A $6.04 million exploit has done what five years of market volatility, regulatory uncertainty, and competitive pressure could not: it has forced Summer.fi, one of decentralized finance's more established retail-facing platforms, to permanently shut down. The attack, which struck the platform's Lazy Summer Protocol on July 6, 2026, did not merely drain user funds — it eliminated the operational capital the development team required to mount any meaningful recovery, leaving wind-down as the only viable path forward.
Summer.fi announced that while the platform will cease operations, the app will remain accessible to users through August 31, 2026, providing a window for participants to withdraw remaining funds and close open positions. The controlled wind-down timeline reflects a degree of operational responsibility that is, regrettably, not always present when DeFi projects collapse — but it does little to soften the broader significance of the platform's failure.
What makes the Summer.fi situation particularly instructive is the nature of the kill shot. The $6.04 million lost in the Lazy Summer Protocol exploit was not simply a user-facing loss that eroded trust. According to the team's own disclosure, the stolen capital represented the runway the project needed to rebuild. In other words, the exploit did not just wound the platform — it removed the financial oxygen required for survival. This distinction matters enormously in how the industry should categorize and respond to smart contract vulnerabilities going forward.
The Lazy Summer Protocol, which formed part of Summer.fi's broader suite of DeFi yield and lending tools, represents the kind of automated vault architecture that has become both a cornerstone and a persistent liability of decentralized finance. Yield-optimizing vaults pool capital to maximize returns across lending protocols, but their complexity introduces layered attack surfaces. Each integration point — whether with Aave, Compound, or other underlying liquidity layers — represents a potential vector for exploitation if access controls, reentrancy guards, or oracle inputs contain even minor logical flaws.
Summer.fi's five-year operational history gave it more credibility and institutional memory than the majority of DeFi protocols that have suffered similar fates. Launched initially as Oasis.app and rebranded to align with the broader Summer.fi identity, the platform built a reputation as a relatively user-friendly gateway into DeFi position management. That longevity, however, offered no immunity. If anything, the case illustrates that even seasoned teams building on well-audited infrastructure can fall victim to the specific, often novel exploit paths that arise when new product components are introduced into mature codebases.

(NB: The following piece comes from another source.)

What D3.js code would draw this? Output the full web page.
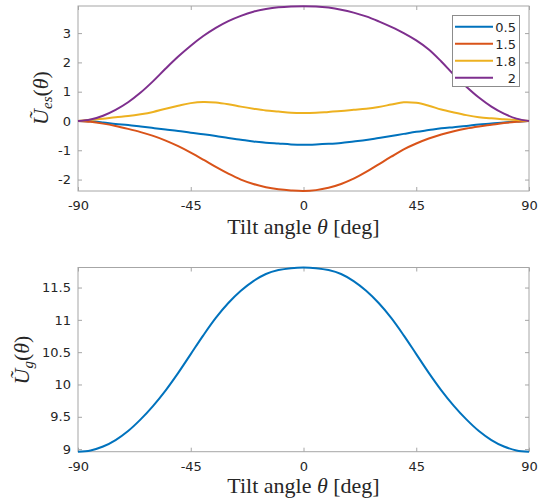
<!DOCTYPE html>
<html>
<head>
    <meta charset="utf-8" />
    <script src="https://d3js.org/d3.v7.min.js"></script>
    <style>
        body { margin: 0; background: #fff; }
        svg { display: block; }
        .tick text { font-family: "DejaVu Sans", sans-serif; font-size: 13px; fill: #262626; }
        .lbl { font-family: "Liberation Serif", "DejaVu Serif", serif; fill: #262626; }
    </style>
</head>
<body>

<svg id="svg"></svg>

<script>

// tilt angles (deg)
let angles = [-90, -85, -80, -75, -70, -65, -60, -55, -50, -45, -40, -35, -30, -25, -20, -15, -10, -5, 0,
              5, 10, 15, 20, 25, 30, 35, 40, 45, 50, 55, 60, 65, 70, 75, 80, 85, 90];

let seriesNames = ["0.5", "1.5", "1.8", "2"];
let colors = ["#0072BD", "#D95319", "#EDB120", "#7E2F8E"];

let ues05 = [0, -0.01, -0.05, -0.10, -0.14, -0.19, -0.24, -0.29, -0.34, -0.40, -0.45, -0.51, -0.58, -0.64, -0.70, -0.74, -0.77, -0.80, -0.81,
             -0.80, -0.78, -0.75, -0.70, -0.65, -0.58, -0.51, -0.44, -0.37, -0.31, -0.25, -0.21, -0.17, -0.12, -0.09, -0.05, -0.02, 0];
let ues15 = [0, -0.03, -0.09, -0.17, -0.27, -0.38, -0.51, -0.67, -0.86, -1.08, -1.32, -1.57, -1.80, -2.00, -2.15, -2.26, -2.33, -2.37, -2.39,
             -2.36, -2.28, -2.15, -1.97, -1.74, -1.48, -1.22, -0.97, -0.77, -0.60, -0.46, -0.35, -0.26, -0.19, -0.13, -0.07, -0.03, 0];
let ues18 = [0, 0.04, 0.08, 0.13, 0.17, 0.23, 0.31, 0.42, 0.52, 0.61, 0.65, 0.63, 0.57, 0.49, 0.42, 0.36, 0.32, 0.28, 0.27,
             0.28, 0.31, 0.34, 0.38, 0.42, 0.48, 0.56, 0.64, 0.62, 0.52, 0.39, 0.29, 0.20, 0.13, 0.09, 0.06, 0.03, 0];
let ues2 = [0, 0.05, 0.18, 0.38, 0.64, 0.97, 1.36, 1.79, 2.20, 2.57, 2.90, 3.18, 3.41, 3.59, 3.73, 3.82, 3.88, 3.91, 3.92,
            3.91, 3.87, 3.80, 3.70, 3.57, 3.40, 3.21, 3.00, 2.75, 2.44, 2.03, 1.58, 1.17, 0.80, 0.49, 0.25, 0.08, 0];

let ug = [8.96, 8.98, 9.04, 9.14, 9.28, 9.46, 9.67, 9.91, 10.18, 10.47, 10.76, 11.03, 11.26, 11.45, 11.60, 11.71, 11.77, 11.80, 11.81,
          11.80, 11.77, 11.71, 11.60, 11.45, 11.26, 11.03, 10.76, 10.47, 10.18, 9.91, 9.67, 9.46, 9.28, 9.14, 9.04, 8.98, 8.96];

let xTicks = [-90, -45, 0, 45, 90];
let yTicksTop = [-2, -1, 0, 1, 2, 3];
let yTicksBot = [9, 9.5, 10, 10.5, 11, 11.5];

let W = 539, H = 499;
let svg = d3.select("#svg").attr("width", W).attr("height", H);

let left = 78, right = 529;
let x = d3.scaleLinear().domain([-90, 90]).range([left, right]);

let yTop = d3.scaleLinear().domain([-2.39, 3.925]).range([191, 6]);
let yBot = d3.scaleLinear().domain([8.96, 11.81]).range([451.7, 267.5]);

// plain hyphen minus like the original
let fmt = d => String(d);

function drawAxes(y, yTicks) {
    let g = svg.append("g");
    let [y0, y1] = y.range();

    g.append("rect")
        .attr("x", left).attr("y", y1)
        .attr("width", right - left).attr("height", y0 - y1)
        .attr("fill", "none").attr("stroke", "#a6a6a6").attr("stroke-width", 1);

    // ticks on all four sides, pointing inward
    let xb = g.append("g").attr("transform", `translate(0,${y0})`)
        .call(d3.axisBottom(x).tickValues(xTicks).tickSize(-4).tickPadding(10).tickFormat(fmt));
    let xt = g.append("g").attr("transform", `translate(0,${y1})`)
        .call(d3.axisTop(x).tickValues(xTicks).tickSize(-4).tickFormat(""));
    let yl = g.append("g").attr("transform", `translate(${left},0)`)
        .call(d3.axisLeft(y).tickValues(yTicks).tickSize(-4).tickPadding(7).tickFormat(fmt));
    let yr = g.append("g").attr("transform", `translate(${right},0)`)
        .call(d3.axisRight(y).tickValues(yTicks).tickSize(-4).tickFormat(""));

    [xb, xt, yl, yr].forEach(a => {
        a.select(".domain").remove();
        a.selectAll("line").attr("stroke", "#a6a6a6");
    });
    return g;
}

drawAxes(yTop, yTicksTop);
drawAxes(yBot, yTicksBot);

// top curves
let topSeries = [ues05, ues15, ues18, ues2];
let lineTop = d3.line()
    .x((d, i) => x(angles[i]))
    .y(d => yTop(d))
    .curve(d3.curveCatmullRom.alpha(0.5));

topSeries.forEach((s, k) => {
    svg.append("path")
        .datum(s)
        .attr("d", lineTop)
        .attr("fill", "none")
        .attr("stroke", colors[k])
        .attr("stroke-width", 2);
});

// bottom curve
let lineBot = d3.line()
    .x((d, i) => x(angles[i]))
    .y(d => yBot(d))
    .curve(d3.curveCatmullRom.alpha(0.5));

svg.append("path")
    .datum(ug)
    .attr("d", lineBot)
    .attr("fill", "none")
    .attr("stroke", colors[0])
    .attr("stroke-width", 2);

// legend
let leg = svg.append("g");
leg.append("rect")
    .attr("x", 452.5).attr("y", 15.5)
    .attr("width", 67).attr("height", 71)
    .attr("fill", "#fff").attr("stroke", "#8c8c8c");

seriesNames.forEach((name, k) => {
    let cy = 26.7 + k * 17;
    leg.append("line")
        .attr("x1", 455).attr("x2", 493)
        .attr("y1", cy).attr("y2", cy)
        .attr("stroke", colors[k]).attr("stroke-width", 2);
    leg.append("text")
        .attr("x", 516).attr("y", cy + 5)
        .attr("text-anchor", "end")
        .attr("font-family", "DejaVu Sans, sans-serif")
        .attr("font-size", 13)
        .attr("fill", "#262626")
        .text(name);
});

// axis labels
function xLabel(yBase) {
    let t = svg.append("text").attr("class", "lbl")
        .attr("x", (left + right) / 2).attr("y", yBase)
        .attr("text-anchor", "middle")
        .attr("font-size", 22);
    t.append("tspan").text("Tilt angle ");
    t.append("tspan").attr("font-style", "italic").text("θ");
    t.append("tspan").text(" [deg]");
}
xLabel(234);
xLabel(493);

function yLabel(cx, cy, sub) {
    let t = svg.append("text").attr("class", "lbl")
        .attr("transform", `translate(${cx},${cy}) rotate(-90)`)
        .attr("text-anchor", "middle")
        .attr("font-size", 22);
    t.append("tspan").attr("font-style", "italic").text("U\u0303");
    t.append("tspan").attr("font-style", "italic").attr("font-size", 15).attr("dy", 4).text(sub);
    t.append("tspan").attr("dy", -4).text("(");
    t.append("tspan").attr("font-style", "italic").text("θ");
    t.append("tspan").text(")");
}
yLabel(48, 98, "es");
yLabel(29, 360, "g");

</script>

</body>
</html>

The timing of the July 6 attack carries additional weight when placed in the context of the DeFi sector's ongoing effort to attract institutional and retail participants who demand security guarantees approaching those of traditional finance. Every high-profile exploit recalibrates that trust deficit. A $6 million loss from a five-year-old platform sends a clear signal to prospective users: protocol age and brand recognition are not reliable proxies for security. Continuous, rigorous auditing of every new component — not just the core stack — is the minimum viable standard.

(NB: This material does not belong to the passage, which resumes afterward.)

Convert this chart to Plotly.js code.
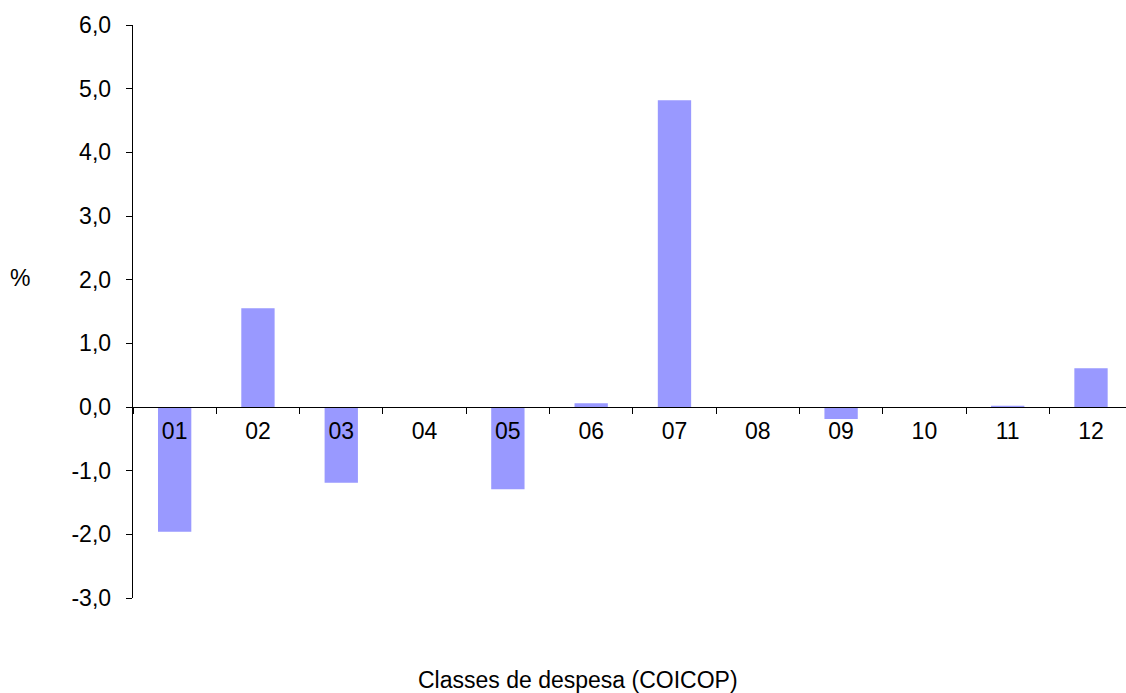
<!DOCTYPE html>
<html>
<head>
<meta charset="utf-8">
<script src="https://cdn.plot.ly/plotly-3.0.1.min.js"></script>
<style>html,body{margin:0;padding:0;background:#fff;}#chart{width:1126px;height:693px;}</style>
</head>
<body>
<div id="chart"></div>
<script>
var categories = ["01","02","03","04","05","06","07","08","09","10","11","12"];
var values = [-1.96, 1.55, -1.19, 0, -1.29, 0.06, 4.82, 0, -0.19, 0, 0.02, 0.61];
var yTickVals = [-3, -2, -1, 0, 1, 2, 3, 4, 5, 6];
var yTickText = ["-3,0","-2,0","-1,0","0,0","1,0","2,0","3,0","4,0","5,0","6,0"];
var yTitle = "%";
var xTitle = "Classes de despesa (COICOP)";

var trace = {
  type: "bar",
  x: categories,
  y: values,
  width: 0.4,
  marker: {color: "#9999FF"},
  hoverinfo: "x+y"
};

var font = {family: "Liberation Sans, Arial, sans-serif", size: 23, color: "#000"};

var layout = {
  width: 1126,
  height: 693,
  margin: {l: 133, r: 0, t: 25, b: 95},
  paper_bgcolor: "#fff",
  plot_bgcolor: "#fff",
  showlegend: false,
  font: font,
  xaxis: {
    type: "category",
    range: [-0.5, 11.42],
    anchor: "free",
    position: 1/3,
    showline: true,
    linecolor: "#000",
    linewidth: 1.3,
    ticks: "outside",
    tickson: "boundaries",
    ticklen: 6,
    tickcolor: "#000",
    ticklabelstandoff: 3,
    showgrid: false,
    zeroline: false,
    tickfont: font
  },
  yaxis: {
    range: [-3, 6],
    tickmode: "array",
    tickvals: yTickVals,
    ticktext: yTickText,
    showline: true,
    linecolor: "#000",
    linewidth: 1.3,
    ticks: "outside",
    ticklen: 6,
    tickcolor: "#000",
    ticklabelstandoff: 10,
    showgrid: false,
    zeroline: false,
    tickfont: font
  },
  annotations: [
    {text: yTitle, xref: "paper", yref: "paper", x: -0.114, y: 0.558, xanchor: "center", yanchor: "middle", showarrow: false, font: font},
    {text: xTitle, xref: "paper", yref: "paper", x: 0.448, y: -0.143, xanchor: "center", yanchor: "middle", showarrow: false, font: font}
  ]
};

Plotly.newPlot("chart", [trace], layout, {displayModeBar: false, staticPlot: true});
</script>
</body>
</html>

From a regulatory standpoint, the Summer.fi collapse will likely add further ammunition to arguments made by bodies such as the European Securities and Markets Authority and the Bank for International Settlements that DeFi protocols handling significant user capital must be subject to formalized risk management and disclosure requirements. The absence of any insurance backstop, recovery mechanism, or depositor protection scheme means that when the exploit hit, both users and the team absorbed losses with no institutional buffer — an outcome that regulators in multiple jurisdictions have long cited as a structural deficiency of the DeFi model.

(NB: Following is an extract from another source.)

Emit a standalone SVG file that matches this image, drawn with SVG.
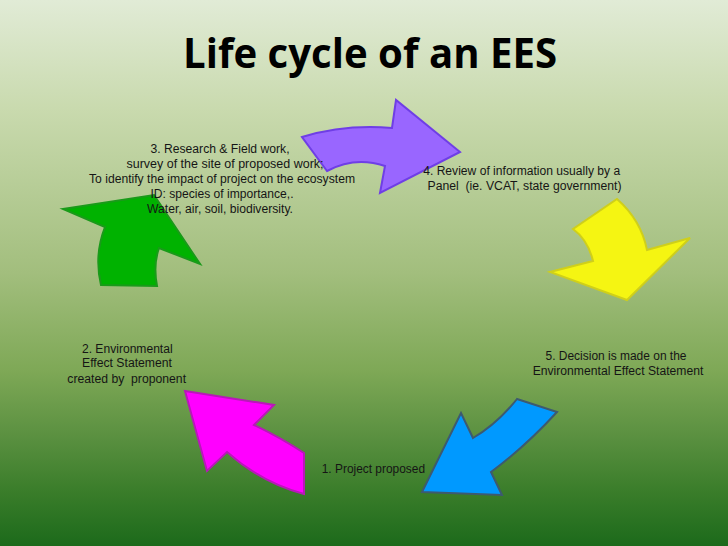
<svg xmlns="http://www.w3.org/2000/svg" width="728" height="546" viewBox="0 0 728 546">
<defs>
<linearGradient id="bg" x1="0" y1="0" x2="0" y2="1">
<stop offset="0" stop-color="#e1ebd6"/>
<stop offset="0.2" stop-color="#c9daae"/>
<stop offset="0.5" stop-color="#a2be7d"/>
<stop offset="0.68" stop-color="#7ea856"/>
<stop offset="0.8" stop-color="#5a9040"/>
<stop offset="0.9" stop-color="#3a7d2a"/>
<stop offset="1" stop-color="#1c6a1b"/>
</linearGradient>
<style>
.t{font-family:"Liberation Sans",Arial,sans-serif;font-size:12.5px;fill:#151515;text-anchor:middle;white-space:pre}
.title{font-family:"Open Sans","Liberation Sans",sans-serif;font-weight:bold;font-size:42px;fill:#000;text-anchor:middle}
.ar{stroke-width:2;stroke-linejoin:miter}
</style>
</defs>
<rect width="728" height="546" fill="url(#bg)"/>
<text class="title" x="370" y="68" textLength="374" lengthAdjust="spacingAndGlyphs">Life cycle of an EES</text>
<g id="connectors">
<path id="arrow-purple" class="ar" fill="#9966ff" stroke="#6f3ee6" d="M302,137 Q345,124 392,128 L396,100 L460,152 L380,193 L385,166 Q355,156 327,171 Z"/>
<path id="arrow-yellow" class="ar" fill="#f5f512" stroke="#cfcf1a" d="M617,199 Q641,220 647,250 L690,238 L627,300 L550,272 L593,261 Q588,240 573,229 Z"/>
<path id="arrow-blue" class="ar" fill="#0099ff" stroke="#3d5a70" d="M517,399 L557,412 Q526,446 491,472 L502,495 L422,492 L461,413 L473,438 Q497,424 517,399 Z"/>
<path id="arrow-magenta" class="ar" fill="#ff00ff" stroke="#b818b8" d="M185,391 L274,405 L254,425 Q281,438 304,453 L304,494 Q262,483 227,452 L207,471 Z"/>
<path id="arrow-green" class="ar" fill="#00b200" stroke="#1a9a1a" d="M63,209 L154,195 L200,264 L159,248 Q153,265 157,286 L101,285 Q94,255 105,227 Z"/>
</g>
<g id="node-3">
<text class="t" x="220" y="153" textLength="139" lengthAdjust="spacingAndGlyphs">3. Research &amp; Field work,</text>
<text class="t" x="225" y="167.5" textLength="197" lengthAdjust="spacingAndGlyphs">survey of the site of proposed work;</text>
<text class="t" x="222" y="183" textLength="266" lengthAdjust="spacingAndGlyphs">To identify the impact of project on the ecosystem</text>
<text class="t" x="222" y="197.5" textLength="143" lengthAdjust="spacingAndGlyphs">ID: species of importance,.</text>
<text class="t" x="220" y="212.5" textLength="146" lengthAdjust="spacingAndGlyphs">Water, air, soil, biodiversity.</text>
</g>
<g id="node-4">
<text class="t" x="521.7" y="175" textLength="197" lengthAdjust="spacingAndGlyphs">4. Review of information usually by a</text>
<text class="t" x="524.5" y="189.5" textLength="194" lengthAdjust="spacingAndGlyphs" xml:space="preserve">Panel  (ie. VCAT, state government)</text>
</g>
<g id="node-5">
<text class="t" x="616" y="360" textLength="141" lengthAdjust="spacingAndGlyphs">5. Decision is made on the</text>
<text class="t" x="618" y="375" textLength="170.6" lengthAdjust="spacingAndGlyphs">Environmental Effect Statement</text>
</g>
<g id="node-2">
<text class="t" x="127.3" y="352.7" textLength="90.7" lengthAdjust="spacingAndGlyphs">2. Environmental</text>
<text class="t" x="127" y="367.3" textLength="90" lengthAdjust="spacingAndGlyphs">Effect Statement</text>
<text class="t" x="126.7" y="382.7" textLength="118.7" lengthAdjust="spacingAndGlyphs" xml:space="preserve">created by  proponent</text>
</g>
<g id="node-1">
<text class="t" x="373.4" y="473.3" textLength="103.3" lengthAdjust="spacingAndGlyphs">1. Project proposed</text>
</g>
</svg>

What This Means for DeFi Participants and the Broader Sector
The shutdown of Summer.fi after a single exploit event is a sobering case study in capital fragility at the protocol level. For users still holding positions on the platform, the August 31 deadline creates urgency: funds not withdrawn by that date face growing uncertainty as infrastructure maintenance winds down. For the wider DeFi ecosystem, the episode reinforces several uncomfortable truths. First, vault-based yield products remain among the highest-risk smart contract architectures despite years of refinement. Second, protocol treasuries — even at established platforms — are often insufficiently sized to absorb a major security incident and continue operations. Third, the absence of formalized incident-response funding mechanisms, akin to the reserve capital requirements that govern traditional financial institutions, leaves DeFi teams with an all-or-nothing recovery calculus when exploits of this magnitude occur. Summer.fi built something durable enough to last five years. One protocol component, one July morning, and $6.04 million later, that durability proved finite.